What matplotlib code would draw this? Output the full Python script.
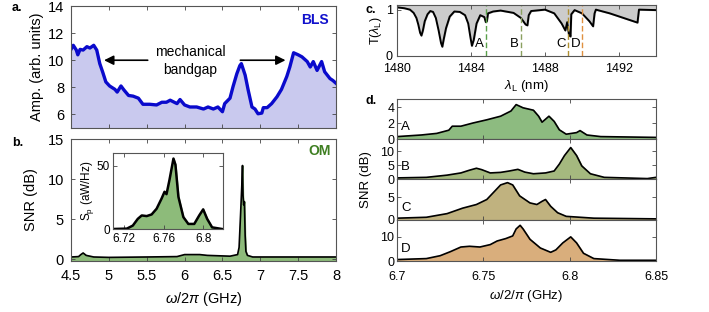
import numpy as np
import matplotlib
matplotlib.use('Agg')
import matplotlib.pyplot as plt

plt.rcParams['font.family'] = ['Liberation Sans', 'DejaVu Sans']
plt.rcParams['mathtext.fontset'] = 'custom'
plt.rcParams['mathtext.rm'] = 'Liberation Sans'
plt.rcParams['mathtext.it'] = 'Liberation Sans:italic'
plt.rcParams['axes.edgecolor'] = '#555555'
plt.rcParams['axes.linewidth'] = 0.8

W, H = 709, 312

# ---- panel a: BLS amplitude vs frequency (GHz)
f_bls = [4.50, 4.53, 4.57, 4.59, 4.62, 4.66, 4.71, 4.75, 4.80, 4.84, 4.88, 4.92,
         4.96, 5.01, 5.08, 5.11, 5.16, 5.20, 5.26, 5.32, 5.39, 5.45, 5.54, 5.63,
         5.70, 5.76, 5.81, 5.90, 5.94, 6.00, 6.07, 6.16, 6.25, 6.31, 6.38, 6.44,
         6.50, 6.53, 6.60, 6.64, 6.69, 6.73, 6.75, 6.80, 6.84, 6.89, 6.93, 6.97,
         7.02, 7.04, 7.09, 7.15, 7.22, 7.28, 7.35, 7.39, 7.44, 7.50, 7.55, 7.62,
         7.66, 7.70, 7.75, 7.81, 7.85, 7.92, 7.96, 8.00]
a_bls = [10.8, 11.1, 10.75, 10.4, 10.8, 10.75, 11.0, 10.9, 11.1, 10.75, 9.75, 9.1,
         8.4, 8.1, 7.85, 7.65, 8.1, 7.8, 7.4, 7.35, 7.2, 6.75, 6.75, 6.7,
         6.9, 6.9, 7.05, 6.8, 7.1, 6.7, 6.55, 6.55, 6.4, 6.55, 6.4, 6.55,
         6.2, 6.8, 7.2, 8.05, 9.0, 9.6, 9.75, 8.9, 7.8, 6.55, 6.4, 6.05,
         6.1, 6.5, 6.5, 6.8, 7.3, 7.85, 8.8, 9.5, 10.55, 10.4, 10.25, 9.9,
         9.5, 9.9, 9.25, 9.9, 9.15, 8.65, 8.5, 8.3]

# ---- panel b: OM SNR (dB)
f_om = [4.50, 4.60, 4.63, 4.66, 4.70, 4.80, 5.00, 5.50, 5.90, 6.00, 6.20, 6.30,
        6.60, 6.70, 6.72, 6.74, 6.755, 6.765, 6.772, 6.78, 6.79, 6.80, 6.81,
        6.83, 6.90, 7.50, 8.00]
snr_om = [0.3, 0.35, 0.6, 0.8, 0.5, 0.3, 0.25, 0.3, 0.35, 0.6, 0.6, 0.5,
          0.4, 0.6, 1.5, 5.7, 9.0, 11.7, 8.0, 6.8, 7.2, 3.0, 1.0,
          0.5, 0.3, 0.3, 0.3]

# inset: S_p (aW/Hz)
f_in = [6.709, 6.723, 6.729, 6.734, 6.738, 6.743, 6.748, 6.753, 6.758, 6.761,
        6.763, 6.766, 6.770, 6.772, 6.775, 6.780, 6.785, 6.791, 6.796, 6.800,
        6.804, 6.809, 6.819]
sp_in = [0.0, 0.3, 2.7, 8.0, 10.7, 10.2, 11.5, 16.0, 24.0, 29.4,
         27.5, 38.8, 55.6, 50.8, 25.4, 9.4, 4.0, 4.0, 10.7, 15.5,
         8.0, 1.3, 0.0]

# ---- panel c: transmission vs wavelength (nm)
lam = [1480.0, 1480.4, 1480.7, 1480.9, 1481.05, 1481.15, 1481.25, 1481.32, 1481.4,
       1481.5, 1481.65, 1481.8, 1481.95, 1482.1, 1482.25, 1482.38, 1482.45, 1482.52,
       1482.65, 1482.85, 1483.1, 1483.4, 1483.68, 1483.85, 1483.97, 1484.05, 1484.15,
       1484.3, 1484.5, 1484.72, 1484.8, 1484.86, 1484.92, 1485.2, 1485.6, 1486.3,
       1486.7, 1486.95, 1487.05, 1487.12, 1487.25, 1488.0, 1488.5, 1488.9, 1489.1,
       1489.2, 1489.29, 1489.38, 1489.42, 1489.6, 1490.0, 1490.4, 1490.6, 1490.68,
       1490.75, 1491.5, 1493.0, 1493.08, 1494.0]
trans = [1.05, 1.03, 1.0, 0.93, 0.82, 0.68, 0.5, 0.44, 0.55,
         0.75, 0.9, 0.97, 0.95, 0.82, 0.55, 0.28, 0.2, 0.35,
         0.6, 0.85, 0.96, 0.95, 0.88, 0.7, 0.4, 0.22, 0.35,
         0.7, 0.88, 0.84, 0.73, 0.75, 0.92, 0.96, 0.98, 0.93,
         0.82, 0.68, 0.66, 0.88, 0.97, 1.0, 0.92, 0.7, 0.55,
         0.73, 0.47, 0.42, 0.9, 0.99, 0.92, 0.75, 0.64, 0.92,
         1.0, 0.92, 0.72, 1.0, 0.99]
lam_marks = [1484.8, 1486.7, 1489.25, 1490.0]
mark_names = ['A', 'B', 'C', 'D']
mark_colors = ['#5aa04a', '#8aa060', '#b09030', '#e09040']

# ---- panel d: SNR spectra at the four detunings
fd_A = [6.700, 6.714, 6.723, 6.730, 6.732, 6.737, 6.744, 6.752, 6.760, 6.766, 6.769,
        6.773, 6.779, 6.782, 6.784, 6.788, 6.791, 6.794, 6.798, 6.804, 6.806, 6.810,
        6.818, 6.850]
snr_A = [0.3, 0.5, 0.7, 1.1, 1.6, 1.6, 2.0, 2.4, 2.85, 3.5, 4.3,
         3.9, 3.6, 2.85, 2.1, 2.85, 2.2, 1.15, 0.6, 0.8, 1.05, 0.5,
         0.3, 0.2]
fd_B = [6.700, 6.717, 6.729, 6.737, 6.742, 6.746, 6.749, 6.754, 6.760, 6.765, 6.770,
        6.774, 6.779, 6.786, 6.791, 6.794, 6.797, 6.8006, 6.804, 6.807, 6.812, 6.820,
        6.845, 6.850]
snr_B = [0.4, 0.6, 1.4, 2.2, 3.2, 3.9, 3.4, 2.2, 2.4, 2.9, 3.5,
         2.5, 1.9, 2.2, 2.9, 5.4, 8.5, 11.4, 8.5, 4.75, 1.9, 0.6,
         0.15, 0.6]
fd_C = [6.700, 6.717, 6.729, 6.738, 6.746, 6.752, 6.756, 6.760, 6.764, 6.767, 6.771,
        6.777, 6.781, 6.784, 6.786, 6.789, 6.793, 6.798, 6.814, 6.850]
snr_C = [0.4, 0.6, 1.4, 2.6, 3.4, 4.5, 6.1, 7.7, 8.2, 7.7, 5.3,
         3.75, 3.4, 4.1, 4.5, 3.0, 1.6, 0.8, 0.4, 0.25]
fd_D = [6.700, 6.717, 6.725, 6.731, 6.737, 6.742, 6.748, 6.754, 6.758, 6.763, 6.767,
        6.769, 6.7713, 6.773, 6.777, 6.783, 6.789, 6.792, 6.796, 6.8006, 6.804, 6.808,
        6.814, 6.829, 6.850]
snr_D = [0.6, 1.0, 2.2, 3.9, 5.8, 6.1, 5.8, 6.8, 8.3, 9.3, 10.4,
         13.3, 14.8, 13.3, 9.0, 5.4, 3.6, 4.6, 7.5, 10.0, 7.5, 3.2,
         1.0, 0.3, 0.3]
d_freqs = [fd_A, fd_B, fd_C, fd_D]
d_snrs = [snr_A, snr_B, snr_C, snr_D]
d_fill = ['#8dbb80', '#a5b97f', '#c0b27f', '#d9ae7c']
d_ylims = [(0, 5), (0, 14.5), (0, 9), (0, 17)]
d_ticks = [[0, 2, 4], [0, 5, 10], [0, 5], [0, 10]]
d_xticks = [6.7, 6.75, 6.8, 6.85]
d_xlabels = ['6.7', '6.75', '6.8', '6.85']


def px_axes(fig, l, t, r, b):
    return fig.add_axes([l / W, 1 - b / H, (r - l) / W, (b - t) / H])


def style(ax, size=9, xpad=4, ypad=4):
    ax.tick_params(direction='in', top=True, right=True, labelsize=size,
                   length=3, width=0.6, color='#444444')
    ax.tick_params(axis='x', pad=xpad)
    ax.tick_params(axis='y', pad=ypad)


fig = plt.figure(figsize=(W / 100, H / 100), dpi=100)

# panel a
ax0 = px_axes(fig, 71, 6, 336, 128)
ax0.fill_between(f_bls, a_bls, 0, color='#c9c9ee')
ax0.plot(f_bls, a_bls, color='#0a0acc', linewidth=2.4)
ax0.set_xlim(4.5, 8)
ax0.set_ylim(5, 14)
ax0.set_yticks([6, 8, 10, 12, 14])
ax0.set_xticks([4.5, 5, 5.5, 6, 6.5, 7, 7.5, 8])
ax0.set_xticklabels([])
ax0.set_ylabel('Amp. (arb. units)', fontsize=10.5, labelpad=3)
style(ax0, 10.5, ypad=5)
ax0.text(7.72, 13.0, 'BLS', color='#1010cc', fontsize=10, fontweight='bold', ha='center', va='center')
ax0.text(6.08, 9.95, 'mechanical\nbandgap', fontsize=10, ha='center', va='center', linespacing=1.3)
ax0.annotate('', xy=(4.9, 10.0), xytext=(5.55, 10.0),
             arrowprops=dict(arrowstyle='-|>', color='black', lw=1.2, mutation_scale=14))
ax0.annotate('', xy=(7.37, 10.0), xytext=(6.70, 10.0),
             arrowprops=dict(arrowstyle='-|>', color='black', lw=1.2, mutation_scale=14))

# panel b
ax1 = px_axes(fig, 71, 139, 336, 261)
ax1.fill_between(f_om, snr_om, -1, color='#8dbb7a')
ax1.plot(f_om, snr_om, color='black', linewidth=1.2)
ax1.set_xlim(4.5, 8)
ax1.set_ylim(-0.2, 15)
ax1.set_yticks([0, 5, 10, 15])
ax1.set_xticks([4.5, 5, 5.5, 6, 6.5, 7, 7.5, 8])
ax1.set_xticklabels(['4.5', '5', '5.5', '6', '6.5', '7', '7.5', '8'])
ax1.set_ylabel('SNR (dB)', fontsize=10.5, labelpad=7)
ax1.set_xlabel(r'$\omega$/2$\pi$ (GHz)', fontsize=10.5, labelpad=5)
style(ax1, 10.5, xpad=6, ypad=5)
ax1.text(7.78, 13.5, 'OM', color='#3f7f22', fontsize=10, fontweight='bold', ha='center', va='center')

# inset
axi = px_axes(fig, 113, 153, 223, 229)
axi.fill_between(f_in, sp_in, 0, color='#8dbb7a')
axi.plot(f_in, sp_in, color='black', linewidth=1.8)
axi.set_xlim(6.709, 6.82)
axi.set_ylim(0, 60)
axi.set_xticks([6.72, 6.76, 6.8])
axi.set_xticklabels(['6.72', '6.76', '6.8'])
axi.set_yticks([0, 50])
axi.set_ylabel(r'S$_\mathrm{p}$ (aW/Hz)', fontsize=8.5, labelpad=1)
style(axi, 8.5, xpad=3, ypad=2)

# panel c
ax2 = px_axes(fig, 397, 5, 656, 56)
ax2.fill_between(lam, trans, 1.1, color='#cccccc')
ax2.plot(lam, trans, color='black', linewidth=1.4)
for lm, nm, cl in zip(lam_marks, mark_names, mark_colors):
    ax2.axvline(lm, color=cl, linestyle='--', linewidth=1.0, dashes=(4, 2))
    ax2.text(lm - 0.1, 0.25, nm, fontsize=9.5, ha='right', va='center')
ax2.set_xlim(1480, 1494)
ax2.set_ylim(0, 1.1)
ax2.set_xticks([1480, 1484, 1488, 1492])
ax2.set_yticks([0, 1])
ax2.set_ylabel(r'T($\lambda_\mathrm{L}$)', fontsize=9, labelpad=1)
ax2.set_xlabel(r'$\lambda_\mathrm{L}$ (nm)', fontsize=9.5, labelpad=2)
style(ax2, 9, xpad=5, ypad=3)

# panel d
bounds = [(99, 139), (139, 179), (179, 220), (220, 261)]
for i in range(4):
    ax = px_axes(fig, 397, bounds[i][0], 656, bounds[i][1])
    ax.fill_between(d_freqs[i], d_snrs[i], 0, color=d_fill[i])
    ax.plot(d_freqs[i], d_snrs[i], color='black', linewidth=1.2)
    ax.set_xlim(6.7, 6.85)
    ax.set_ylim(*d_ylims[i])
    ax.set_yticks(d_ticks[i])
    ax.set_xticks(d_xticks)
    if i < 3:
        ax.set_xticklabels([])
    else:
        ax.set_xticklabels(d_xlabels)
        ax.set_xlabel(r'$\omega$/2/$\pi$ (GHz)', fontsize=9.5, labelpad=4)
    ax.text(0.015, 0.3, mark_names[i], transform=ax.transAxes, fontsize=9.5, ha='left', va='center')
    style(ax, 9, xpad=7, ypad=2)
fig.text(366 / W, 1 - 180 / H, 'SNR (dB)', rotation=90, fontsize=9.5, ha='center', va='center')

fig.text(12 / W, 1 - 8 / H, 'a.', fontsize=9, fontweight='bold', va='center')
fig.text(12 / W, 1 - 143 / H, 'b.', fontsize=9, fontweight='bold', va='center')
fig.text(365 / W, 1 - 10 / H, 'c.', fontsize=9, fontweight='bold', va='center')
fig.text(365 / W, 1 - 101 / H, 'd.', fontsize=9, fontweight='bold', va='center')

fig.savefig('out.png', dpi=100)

::::::

**What the task requires**
Track down every line holding the string "matplotlib" and copy it.

**Result of this task**
What matplotlib code would draw this? Output the full Python script.
import matplotlib
matplotlib.use('Agg')
import matplotlib.pyplot as plt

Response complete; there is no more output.